Associado a causas como o combate ao cancro da mama ou a luta pelos direitos da comunidade LGBTQIA2S+, o cor de rosa habituou-se a evocar sentimentos de conforto, esperança e felicidade, num cruzamento entre o vermelho paixão e a pureza do branco. Por alguma razão, quando a vida se veste neste tom, é sinal que tudo corre de feição. Escusado será dizer que também a moda é cíclica, o que significa que se esta não é a primeira vez que o rosa faz a sua saída triunfante do armário também não será a última de certeza.

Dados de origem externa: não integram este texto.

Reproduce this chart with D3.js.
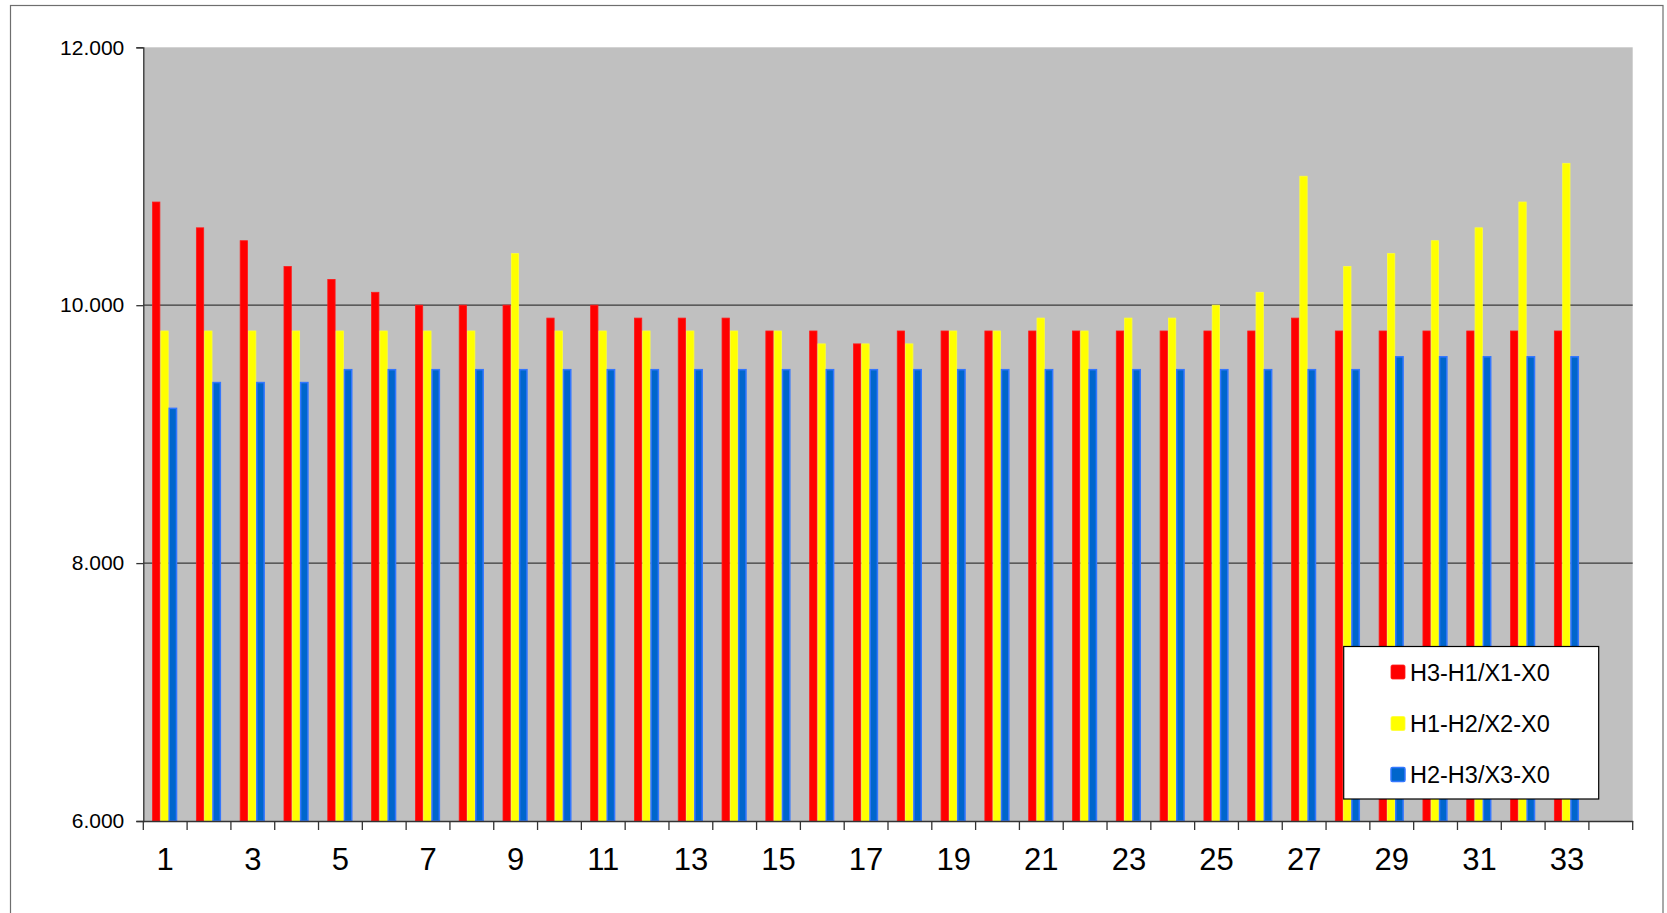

Entre Valentino Pink PP e o pronto-a-vestir

Depois desse desfile Valentino de março, a onda aumentou e inundou as redes sociais. O calendário de festivais, festas e outros palcos para as estrelas serviu, claro, de trampolim para a moda. Um Pink PP será sempre um Pink PP mas o fast fashion promete soluções igualmente vibrantes para quem prefere investir menos na tendência. De resto, pode optar por uma versão Barbiecore um pouco mais moderada, como fez Justin Bieber na cerimónia dos Grammys, optando apenas por um gorro fuchsia, enquanto Saweetie usava tudo a que tinha direito em rosa. E para algo mais desportivo, basta seguir a parceria, também saída deste verão, #CardiBxReebok.

No campeonato das influencers, mais ou menos discretas, nem Olympia da Grécia escapou ao banho adocicado. Modelo e elemento da realeza, a filha de Pablo e Maria-Chantal juntou-se ao grupo de it girls que trocaram a sobriedade dos neutros pela cor do momento. Mais de 264 mil seguidores terão visto a neta de Constantino II vestida em rosa de alto a baixo, ainda que uns furos abaixo do choque.

Olympia escolheu umas sandálias Aquazzura de 427 euros para conjugar com um vestido de malha da marca Self Portrait, de 415 euros, que já a atriz Sienna Miller fora vista a usar. Já Emma Chamberlain surge num dos modelos da casa italiana para a foto de capa da edição australiana da revista Vogue. Vogue que em julho concedia honras de primeira página a Beyoncé, agora na edição britânica. Entre mudanças de look, um futurista rosa deixava as melhores impressões.

Custom made, ou personalizado quanto baste. Eis as palavras-chave quando o assunto é a cantora Dua Lipa e uma presença no Sunny Hill Festival, já em agosto. O palco encheu-se de cor de rosa — e do luxo Valentino. O mesmo fornecedor de sonhos que apadrinhou o debute nas passadeiras vermelhas (agora já como marido e mulher) de NicolaPeltz e Brooklyn Beckham. A seda e o chiffon brilharam uns meses antes na tal Met Gala, por onde passaram outros dignos embaixadores do pantone Pink PP, como a veterana atriz Glenn Close.

Latéx, excentricidade e festas de anos temáticas. A história não poderia encerrar sem o clã Kardashian. Se Kim é a personificação do rosa por excelência, Khloé entrou em modo Glam Barbie para soprar as 38 velas em junho. No mês seguinte, a própria Barbie (quem mais?), que é como quem diz Margot Robbie, até teve direito a um bolo de aniversário a preceito.